Using this [x for x in wn.all_synsets('n')]
I am able to get a list allnouns
with all nouns from Wordnet with help from NLTK.
The list allnouns
looks like this Synset('pile.n.01'), Synset('compost_heap.n.01'), Synset('mass.n.03')
and so on. Now I am able to get any element by using allnouns[2]
and this should be Synset('mass.n.03')
.
I would like to extract only the word mass but for some reason I cannot treat it like a string and everything I try shows a AttributeError: 'Synset' object has no attribute
or TypeError: 'Synset' object is not subscriptable
or <bound method Synset.name of Synset('mass.n.03')>
if I try to use .name or .pos
How about trying this solution:
>>>> from nltk.corpus import wordnet as wn
>>>> wn.synset('mass.n.03').name().split(".")[0]
'mass'
For your case:
>>>> allnouns = [x for x in wn.all_synsets('n')]

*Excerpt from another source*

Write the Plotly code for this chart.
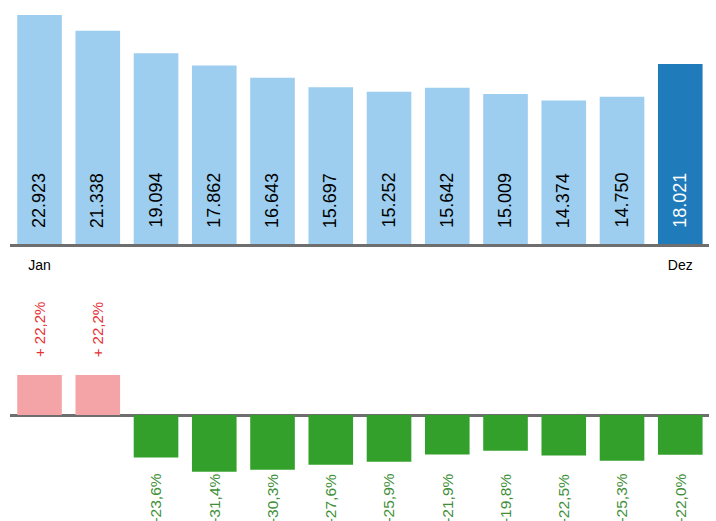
import plotly.graph_objects as go

months = ["Jan", "Feb", "Mär", "Apr", "Mai", "Jun", "Jul", "Aug", "Sep", "Okt", "Nov", "Dez"]
values = [22923, 21338, 19094, 17862, 16643, 15697, 15252, 15642, 15009, 14374, 14750, 18021]
value_labels = ["22.923", "21.338", "19.094", "17.862", "16.643", "15.697", "15.252", "15.642",
                "15.009", "14.374", "14.750", "18.021"]
changes = [22.2, 22.2, -23.6, -31.4, -30.3, -27.6, -25.9, -21.9, -19.8, -22.5, -25.3, -22.0]
change_labels = ["+ 22,2%", "+ 22,2%", "-23,6%", "-31,4%", "-30,3%", "-27,6%", "-25,9%",
                 "-21,9%", "-19,8%", "-22,5%", "-25,3%", "-22,0%"]
shown_ticks = ["Jan", "Dez"]

LIGHT = "#9DCEEF"
DARK = "#1F7BBA"
PINK = "#F4A4A7"
GREEN = "#33A02C"
RED_TXT = "#E53034"
GREEN_TXT = "#3F8F39"
FONT = "Liberation Sans, Arial, sans-serif"

top_colors = [DARK if m == "Dez" else LIGHT for m in months]
bottom_colors = [PINK if c > 0 else GREEN for c in changes]

fig = go.Figure()
fig.add_trace(go.Bar(x=months, y=values, marker=dict(color=top_colors, line=dict(width=0)),
                     xaxis="x", yaxis="y", hoverinfo="skip"))
fig.add_trace(go.Bar(x=months, y=changes, marker=dict(color=bottom_colors, line=dict(width=0)),
                     xaxis="x2", yaxis="y2", hoverinfo="skip"))

annotations = []
for m, lab in zip(months, value_labels):
    annotations.append(dict(x=m, y=0, xref="x", yref="y", text=lab, textangle=-90,
                            showarrow=False, yanchor="bottom", xanchor="center", yshift=14,
                            font=dict(family=FONT, size=18,
                                      color="white" if m == "Dez" else "black")))
for m, c, lab in zip(months, changes, change_labels):
    if c > 0:
        annotations.append(dict(x=m, y=31.0, xref="x2", yref="y2", text=lab, textangle=-90,
                                showarrow=False, yanchor="bottom", xanchor="center",
                                font=dict(family=FONT, size=15, color=RED_TXT)))
    else:
        annotations.append(dict(x=m, y=-31.6, xref="x2", yref="y2", text=lab, textangle=-90,
                                showarrow=False, yanchor="top", xanchor="center",
                                font=dict(family=FONT, size=15.5, color=GREEN_TXT)))

xdom = [10.4 / 716, 709.4 / 716]
fig.update_layout(
    width=716, height=521,
    margin=dict(l=0, r=0, t=0, b=0),
    paper_bgcolor="white", plot_bgcolor="white",
    showlegend=False,
    bargap=0.234,
    font=dict(family=FONT),
    xaxis=dict(domain=xdom, anchor="y", type="category", range=[-0.5, 11.5],
               tickmode="array", tickvals=shown_ticks, ticktext=shown_ticks,
               ticks="", ticklabelstandoff=6, showgrid=False, zeroline=False,
               tickfont=dict(family=FONT, size=14, color="black"),
               showline=True, linecolor="#6E6E6E", linewidth=2.5),
    yaxis=dict(domain=[1 - 244 / 521, 1 - 4.24 / 521], range=[0, 24000],
               visible=False, showgrid=False, zeroline=False),
    xaxis2=dict(domain=xdom, anchor="y2", type="category", range=[-0.5, 11.5],
                showticklabels=False, ticks="", showgrid=False, zeroline=False, showline=False),
    yaxis2=dict(domain=[1 - 505.25 / 521, 1 - 342.8 / 521], range=[-50, 40],
                visible=True, showticklabels=False, ticks="", showgrid=False, showline=False,
                zeroline=True, zerolinecolor="#6E6E6E", zerolinewidth=2.5),
    annotations=annotations,
)

fig.write_html("out.html", config={"displayModeBar": False},
               post_script="document.body.style.margin='0';document.body.style.overflow='hidden';")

The item at 23rd index is "Synset('substance.n.07')". Now, you can extract its name field like
>>>> allnouns[23].name().split(".")[0]
'substance' #output
If you want only the 'name' fields of the synsets of 'noun' category in the list, then use:
>>>> [x.name().split(".")[0] for x in wn.all_synsets('n')]
should exactly give the result you need.
Note: In wordnet, name
is not an attribute rather it is a function!